Lorenzo Vitelli regardait le policier feuilleter l’album. Valence y jetait un coup d’œil par-dessus son épaule. Ça ne plaisait pas à l’évêque que la police s’approche ainsi de Gabriella. Est-ce qu’ils avaient l’intention de lui faire subir des interrogatoires ?
— Pourquoi toute cette agitation ? demanda-t-il à Ruggieri. Est-ce si extraordinaire pour une femme d’avoir une fille ?

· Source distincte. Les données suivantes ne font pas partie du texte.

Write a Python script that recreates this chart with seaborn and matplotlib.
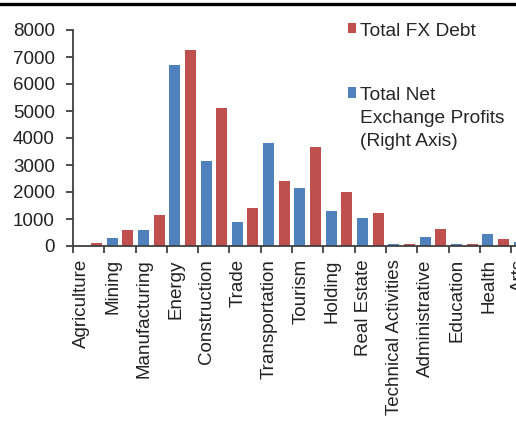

— Supposons qu’Henri Valhubert ne soit pas venu à Rome pour le Michel-Ange, mais parce qu’il aurait appris l’existence de Gabriella Delorme, ce qui expliquerait son voyage impromptu, qui n’était pas, paraît-il, dans ses habitudes. Supposons qu’il ait voulu donner le change en venant enquêter à la Vaticane, mais qu’il ait cherché en réalité à vérifier l’ascendance de Gabriella. Le scandale qu’il s’apprêtait ainsi à déclencher aurait fait un tort irréparable à Laura Valhubert. Il aurait divorcé. Vous savez bien que Mme Valhubert n’a pas un sou à elle.
— Laura était en France quand on a tué son mari, dit Vitelli.
— Bien sûr, elle n’est pas coupable. Mais Laura Valhubert n’est pas n’importe qui et beaucoup sont à sa dévotion. N’est-ce pas, monseigneur ? Claude ou Gabriella, par exemple, seraient prêts à faire beaucoup pour la protéger. Sans compter qu’ils avaient tous les deux des comptes à régler avec Henri Valhubert et que sa mort, en outre, les rend riches. Alors, tout ça se combine et ça pousse jusqu’au meurtre.